Sprinkled with lemon juice, soft, warm naan
and mint chutney. Papery napkins, women in loud colors and men talking in
familiar languages and tones, little kids running around, dupattas, and skin the color of my skin.
Who else calls diabetes ‘shoogurr’? Or having high blood pressure, ‘koles-trol’?
Everywhere we go, I see Pakistanis and Indians and it is awesome. I saw the
pretty water garden, which was more water and less gardens, flowing down
concrete steps at dizzying angles, in a pool the color of serenity, and
spurting from fifty fountains in perfect harmony lit up in changing neon
colors. The stockyards with its Texan appeal pouring out in the cobbled paths,
men in cowboy hats riding horses with straightened hair, and steakhouses on
every corner with huge cow heads staring straight at you with stoic
expressions.

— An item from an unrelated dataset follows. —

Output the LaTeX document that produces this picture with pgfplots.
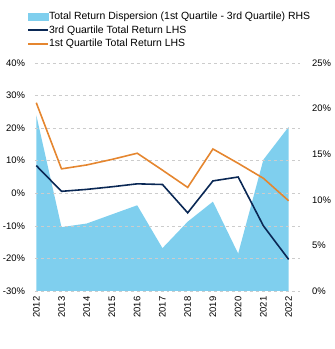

All the kiddie coin-operated rides were four-legged animals you
can ride (there was a horse that three kids rose all together: one on the back,
one hanging on for dear life on the tail and the other splayed out on the front
legs).
So much meat, so much fried food and bursts of mist spraying under canopies
to combat the heat.
I like Dallas. And I have to admit, my favorite part is that I can walk into a shop where I will address the old guy behind the counter as “uncle” and be able to order a malai chicken roll paratha.
I like Dallas. And I have to admit, my favorite part is that I can walk into a shop where I will address the old guy behind the counter as “uncle” and be able to order a malai chicken roll paratha.